Re: Crossover design choice - seeking your input!
Hey Jack,
IANAPCD (I Am Not a Passive Crossover Designer), but I suppose it would be accurate to say I am an active crossover designer. I don't know that it's accurate to say that a passive can do things an active can't, except perhaps for some impedance flattening (and that's of arguable value except in the HF). When you only have one amp channel available then yes, you need a passive crossover. But that's not technical ability, that's cost cutting. A good passive crossover is almost like a powered loudspeaker sans limiters and protective high pass... plug in the box and go, no need to worry that the settings are right.
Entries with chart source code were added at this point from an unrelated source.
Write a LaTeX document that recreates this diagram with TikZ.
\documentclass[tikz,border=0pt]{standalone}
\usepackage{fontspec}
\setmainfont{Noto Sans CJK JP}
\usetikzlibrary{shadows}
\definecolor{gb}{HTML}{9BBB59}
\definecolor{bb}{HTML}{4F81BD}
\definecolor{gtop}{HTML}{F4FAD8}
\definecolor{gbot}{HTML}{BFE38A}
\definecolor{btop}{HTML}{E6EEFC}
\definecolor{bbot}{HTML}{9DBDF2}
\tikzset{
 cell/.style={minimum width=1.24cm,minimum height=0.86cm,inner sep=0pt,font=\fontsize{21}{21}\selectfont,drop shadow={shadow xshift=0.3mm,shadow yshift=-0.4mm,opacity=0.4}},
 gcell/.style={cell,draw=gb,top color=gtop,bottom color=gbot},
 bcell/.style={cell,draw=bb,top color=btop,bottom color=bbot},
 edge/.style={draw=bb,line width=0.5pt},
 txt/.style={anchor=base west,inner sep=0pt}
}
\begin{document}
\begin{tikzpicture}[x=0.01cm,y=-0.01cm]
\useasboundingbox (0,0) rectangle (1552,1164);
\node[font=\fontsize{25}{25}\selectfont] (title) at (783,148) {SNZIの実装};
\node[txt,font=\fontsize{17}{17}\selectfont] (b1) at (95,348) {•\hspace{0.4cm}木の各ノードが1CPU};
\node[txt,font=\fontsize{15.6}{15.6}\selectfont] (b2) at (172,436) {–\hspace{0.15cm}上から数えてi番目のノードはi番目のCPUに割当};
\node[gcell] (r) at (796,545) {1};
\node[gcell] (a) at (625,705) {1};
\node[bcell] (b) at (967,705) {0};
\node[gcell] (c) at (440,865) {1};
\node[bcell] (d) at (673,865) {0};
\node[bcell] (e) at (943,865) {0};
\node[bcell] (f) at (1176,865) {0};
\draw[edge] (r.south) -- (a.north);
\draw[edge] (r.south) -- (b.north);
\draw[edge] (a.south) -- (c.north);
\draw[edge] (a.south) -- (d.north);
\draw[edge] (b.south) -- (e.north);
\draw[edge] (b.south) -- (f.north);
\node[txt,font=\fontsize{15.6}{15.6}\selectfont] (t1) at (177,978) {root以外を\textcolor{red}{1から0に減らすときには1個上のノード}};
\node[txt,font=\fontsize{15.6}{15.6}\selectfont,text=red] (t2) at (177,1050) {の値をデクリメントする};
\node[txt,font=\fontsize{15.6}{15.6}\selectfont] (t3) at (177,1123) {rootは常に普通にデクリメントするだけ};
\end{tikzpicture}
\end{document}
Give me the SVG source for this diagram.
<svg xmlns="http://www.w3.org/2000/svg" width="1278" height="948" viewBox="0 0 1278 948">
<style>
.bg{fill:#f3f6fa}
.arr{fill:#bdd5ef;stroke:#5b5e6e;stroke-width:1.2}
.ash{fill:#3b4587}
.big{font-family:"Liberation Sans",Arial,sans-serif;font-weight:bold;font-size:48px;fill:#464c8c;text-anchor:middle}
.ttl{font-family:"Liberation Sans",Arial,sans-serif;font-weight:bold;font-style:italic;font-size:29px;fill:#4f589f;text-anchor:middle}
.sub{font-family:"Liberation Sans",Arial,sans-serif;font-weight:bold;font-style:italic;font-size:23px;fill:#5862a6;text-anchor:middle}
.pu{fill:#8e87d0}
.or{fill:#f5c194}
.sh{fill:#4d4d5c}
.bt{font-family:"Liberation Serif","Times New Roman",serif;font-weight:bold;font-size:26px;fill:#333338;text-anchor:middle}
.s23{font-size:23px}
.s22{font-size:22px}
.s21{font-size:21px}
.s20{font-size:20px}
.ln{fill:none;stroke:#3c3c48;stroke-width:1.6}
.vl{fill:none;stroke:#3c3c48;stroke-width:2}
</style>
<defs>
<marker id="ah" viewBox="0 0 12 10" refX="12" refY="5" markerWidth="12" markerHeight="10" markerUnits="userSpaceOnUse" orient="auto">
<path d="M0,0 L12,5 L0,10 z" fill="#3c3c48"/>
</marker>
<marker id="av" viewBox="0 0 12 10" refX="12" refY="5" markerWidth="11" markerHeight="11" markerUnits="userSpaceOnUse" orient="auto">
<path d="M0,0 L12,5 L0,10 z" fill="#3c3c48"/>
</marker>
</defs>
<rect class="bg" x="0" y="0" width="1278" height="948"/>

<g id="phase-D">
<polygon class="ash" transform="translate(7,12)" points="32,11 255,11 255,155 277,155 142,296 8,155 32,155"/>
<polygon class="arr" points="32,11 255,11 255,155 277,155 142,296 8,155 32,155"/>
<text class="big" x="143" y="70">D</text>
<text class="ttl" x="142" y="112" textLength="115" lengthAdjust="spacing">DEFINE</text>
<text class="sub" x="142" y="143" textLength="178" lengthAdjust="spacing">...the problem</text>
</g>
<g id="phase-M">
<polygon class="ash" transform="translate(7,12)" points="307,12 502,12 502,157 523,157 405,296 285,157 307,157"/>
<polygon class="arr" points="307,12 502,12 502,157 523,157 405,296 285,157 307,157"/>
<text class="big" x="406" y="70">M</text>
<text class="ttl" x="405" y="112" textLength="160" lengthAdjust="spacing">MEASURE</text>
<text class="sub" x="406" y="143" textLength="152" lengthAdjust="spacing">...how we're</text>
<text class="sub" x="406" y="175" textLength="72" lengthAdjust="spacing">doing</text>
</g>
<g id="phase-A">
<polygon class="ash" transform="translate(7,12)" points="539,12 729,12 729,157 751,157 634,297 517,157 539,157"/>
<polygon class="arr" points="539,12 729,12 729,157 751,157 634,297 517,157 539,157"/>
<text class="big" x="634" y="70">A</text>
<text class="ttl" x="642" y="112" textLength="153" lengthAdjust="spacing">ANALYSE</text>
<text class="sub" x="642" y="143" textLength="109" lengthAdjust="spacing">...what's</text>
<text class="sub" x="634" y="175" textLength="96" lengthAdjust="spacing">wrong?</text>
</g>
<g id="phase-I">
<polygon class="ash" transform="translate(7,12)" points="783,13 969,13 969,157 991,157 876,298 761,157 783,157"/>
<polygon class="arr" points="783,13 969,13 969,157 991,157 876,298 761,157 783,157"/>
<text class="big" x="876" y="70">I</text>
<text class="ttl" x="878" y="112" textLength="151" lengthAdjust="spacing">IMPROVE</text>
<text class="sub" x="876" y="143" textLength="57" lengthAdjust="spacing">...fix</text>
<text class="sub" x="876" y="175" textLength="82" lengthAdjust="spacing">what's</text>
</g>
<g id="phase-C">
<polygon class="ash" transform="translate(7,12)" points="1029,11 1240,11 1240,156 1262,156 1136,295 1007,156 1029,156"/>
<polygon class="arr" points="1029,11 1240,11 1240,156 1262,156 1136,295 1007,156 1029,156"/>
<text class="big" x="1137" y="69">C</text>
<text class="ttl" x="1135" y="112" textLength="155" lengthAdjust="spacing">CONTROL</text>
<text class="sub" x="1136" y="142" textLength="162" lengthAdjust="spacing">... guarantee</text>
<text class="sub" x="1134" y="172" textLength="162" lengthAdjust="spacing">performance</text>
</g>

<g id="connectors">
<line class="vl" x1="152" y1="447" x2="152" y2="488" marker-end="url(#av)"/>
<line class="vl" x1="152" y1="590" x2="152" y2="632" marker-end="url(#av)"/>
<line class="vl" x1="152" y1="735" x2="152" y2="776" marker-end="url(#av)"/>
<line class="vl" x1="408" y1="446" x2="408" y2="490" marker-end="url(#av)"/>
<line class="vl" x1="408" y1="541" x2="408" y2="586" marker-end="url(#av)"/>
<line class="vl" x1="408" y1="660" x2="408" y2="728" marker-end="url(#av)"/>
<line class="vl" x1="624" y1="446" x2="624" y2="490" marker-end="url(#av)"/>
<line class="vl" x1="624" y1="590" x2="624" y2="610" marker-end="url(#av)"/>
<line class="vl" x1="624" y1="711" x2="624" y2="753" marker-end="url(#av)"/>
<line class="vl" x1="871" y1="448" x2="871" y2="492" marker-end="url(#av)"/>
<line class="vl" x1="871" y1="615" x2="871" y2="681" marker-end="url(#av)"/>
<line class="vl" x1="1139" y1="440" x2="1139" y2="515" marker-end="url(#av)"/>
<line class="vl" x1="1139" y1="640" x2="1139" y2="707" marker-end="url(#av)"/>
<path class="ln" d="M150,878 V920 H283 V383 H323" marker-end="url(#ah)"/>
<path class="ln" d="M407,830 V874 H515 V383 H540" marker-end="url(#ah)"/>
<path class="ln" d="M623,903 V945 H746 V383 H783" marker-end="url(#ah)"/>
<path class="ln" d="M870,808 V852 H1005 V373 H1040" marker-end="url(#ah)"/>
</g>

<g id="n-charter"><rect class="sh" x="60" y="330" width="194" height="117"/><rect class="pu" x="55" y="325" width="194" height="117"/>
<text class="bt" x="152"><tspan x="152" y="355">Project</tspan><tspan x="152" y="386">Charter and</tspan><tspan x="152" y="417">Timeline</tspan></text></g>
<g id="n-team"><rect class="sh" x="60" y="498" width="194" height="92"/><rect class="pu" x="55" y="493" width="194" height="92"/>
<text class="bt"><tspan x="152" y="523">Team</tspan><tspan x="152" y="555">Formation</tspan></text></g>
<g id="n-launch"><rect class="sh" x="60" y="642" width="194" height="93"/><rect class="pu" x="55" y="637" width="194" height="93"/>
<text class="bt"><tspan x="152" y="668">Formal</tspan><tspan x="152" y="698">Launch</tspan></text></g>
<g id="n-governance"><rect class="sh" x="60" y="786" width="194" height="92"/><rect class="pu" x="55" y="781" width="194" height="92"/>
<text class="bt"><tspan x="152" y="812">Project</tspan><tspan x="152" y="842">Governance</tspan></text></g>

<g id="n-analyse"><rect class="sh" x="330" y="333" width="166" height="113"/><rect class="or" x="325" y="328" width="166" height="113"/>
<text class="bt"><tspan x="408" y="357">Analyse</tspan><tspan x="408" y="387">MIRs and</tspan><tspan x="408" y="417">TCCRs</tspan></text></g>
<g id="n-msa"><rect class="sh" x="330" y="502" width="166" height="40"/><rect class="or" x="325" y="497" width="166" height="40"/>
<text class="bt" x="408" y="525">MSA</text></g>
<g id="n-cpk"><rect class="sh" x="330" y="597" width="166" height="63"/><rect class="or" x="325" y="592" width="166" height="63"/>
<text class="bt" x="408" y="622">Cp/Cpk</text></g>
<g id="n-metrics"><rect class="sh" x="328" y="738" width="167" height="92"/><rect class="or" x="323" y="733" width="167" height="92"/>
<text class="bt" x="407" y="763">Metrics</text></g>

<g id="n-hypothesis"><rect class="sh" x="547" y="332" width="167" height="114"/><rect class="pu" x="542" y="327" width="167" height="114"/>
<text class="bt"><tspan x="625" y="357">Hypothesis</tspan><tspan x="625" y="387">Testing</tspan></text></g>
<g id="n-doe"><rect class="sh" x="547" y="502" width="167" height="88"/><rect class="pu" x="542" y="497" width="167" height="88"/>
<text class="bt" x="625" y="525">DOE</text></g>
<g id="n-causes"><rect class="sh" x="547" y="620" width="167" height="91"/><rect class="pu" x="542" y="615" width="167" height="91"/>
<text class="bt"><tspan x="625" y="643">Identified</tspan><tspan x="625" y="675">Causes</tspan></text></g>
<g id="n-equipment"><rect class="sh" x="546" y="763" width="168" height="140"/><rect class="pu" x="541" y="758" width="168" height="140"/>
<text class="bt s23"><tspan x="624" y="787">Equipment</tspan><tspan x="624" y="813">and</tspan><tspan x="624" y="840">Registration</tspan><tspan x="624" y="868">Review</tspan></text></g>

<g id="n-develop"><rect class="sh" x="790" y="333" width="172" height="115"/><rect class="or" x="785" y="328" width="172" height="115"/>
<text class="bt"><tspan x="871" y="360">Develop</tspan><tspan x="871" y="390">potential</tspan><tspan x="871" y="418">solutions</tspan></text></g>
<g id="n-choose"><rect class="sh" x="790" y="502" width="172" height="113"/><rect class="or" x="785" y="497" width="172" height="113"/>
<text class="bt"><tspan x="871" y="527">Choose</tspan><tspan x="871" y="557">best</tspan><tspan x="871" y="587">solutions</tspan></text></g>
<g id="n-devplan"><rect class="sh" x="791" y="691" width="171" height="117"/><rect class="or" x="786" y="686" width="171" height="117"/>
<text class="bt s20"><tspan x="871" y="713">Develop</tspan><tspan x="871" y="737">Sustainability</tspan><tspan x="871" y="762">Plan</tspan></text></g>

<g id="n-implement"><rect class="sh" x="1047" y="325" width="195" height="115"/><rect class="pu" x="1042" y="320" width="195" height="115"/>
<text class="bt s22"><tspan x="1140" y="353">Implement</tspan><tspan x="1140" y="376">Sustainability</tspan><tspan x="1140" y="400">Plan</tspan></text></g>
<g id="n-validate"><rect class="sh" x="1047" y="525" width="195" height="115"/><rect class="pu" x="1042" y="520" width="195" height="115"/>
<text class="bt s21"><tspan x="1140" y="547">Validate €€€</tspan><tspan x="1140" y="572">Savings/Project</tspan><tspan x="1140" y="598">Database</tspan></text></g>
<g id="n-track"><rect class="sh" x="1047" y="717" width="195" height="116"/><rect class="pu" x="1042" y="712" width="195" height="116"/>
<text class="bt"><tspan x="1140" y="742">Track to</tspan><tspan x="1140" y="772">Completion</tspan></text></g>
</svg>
The basic acoustic stuff is the same, just the way you get there is different. There's a low cost of entry to build a mediocre passive, and the more you want it to do the more it's going to cost. Almost any DSP can do pretty much anything you'd want to be doing to a loudspeaker, but you need to pay at least a certain amount to get into that club.
To be fair, if you asked me what the "crossover point" was on any of my tunings I'd have to look at a final acoustic measurement, what I put into the DSP would probably sound weird to you... of course, the best part is coming back to a tuning to discover that someone has "fixed" my "wrong" crossover points.
Here is the deal on passive vs active.
First the old active analog from TDM, Biamp, JBL etc are basisaly a “One Trick Pony”
They have High-pass, Low-pass, Band-pass and that is about it.
The exception was the added EQ for CD horns.
Next we have the DSP (active digital).
Typical being the DBX driverack family
This would have several different types of “knee” on a xover such as LR, Butterworth, etc.
In addition it would have several to many full Parametric EQ.
The PEQ gave you some flexibility.
Now on to Passive. Start with using the proper filters for a 4th Order LR at 8 ohms.
Add a 2nd Order Butt.
With passive xovers transform all the area between those two curves is available.
You can get something close using the DSP. Start with the high-pass and low-pass you need and then add as many PEQ as necessary.
You will find that the interaction between all those PEQ filter may become a problem.
All this said for your DIY I vote for an active solution.
Either a self-powered box or an outboard DSP such as a Driverack.
My reasoning is that if we have to go to a different driver the DSP can be easily adjusted.
It also gives the DIY enthusiast something to play with and learn from. I don’t see very many people rolling their own passive xover.
In the end I suppose you should offer both if possible.
On drivers, everything starts with the quality of the drivers you pick.
Spend some money here.
If you use a cheap driver the most expensive xover will not cure it.
That said I will play devil’s advocate.
A friend has a Yamaha waveforce.
It uses an Eminence 15”, a Eminence 1” throat compression driver and a large conical horn.
He bought them not working with part of the xover fried.
He asked me to find the fault and use the old parts as much as possible because he did not have the money right then.
After I was done I used about 75% of the caps and inductors to get a fairly smooth response.
Out of all his speakers he rents out and uses this pair more then all of his speaker boxes.
NOTE: A big part of the sound is that conical horn.
If you feel you can live with 60-degree us a conical horn if possible. I say this because most of the conical horns I have seen have been both small a narrow.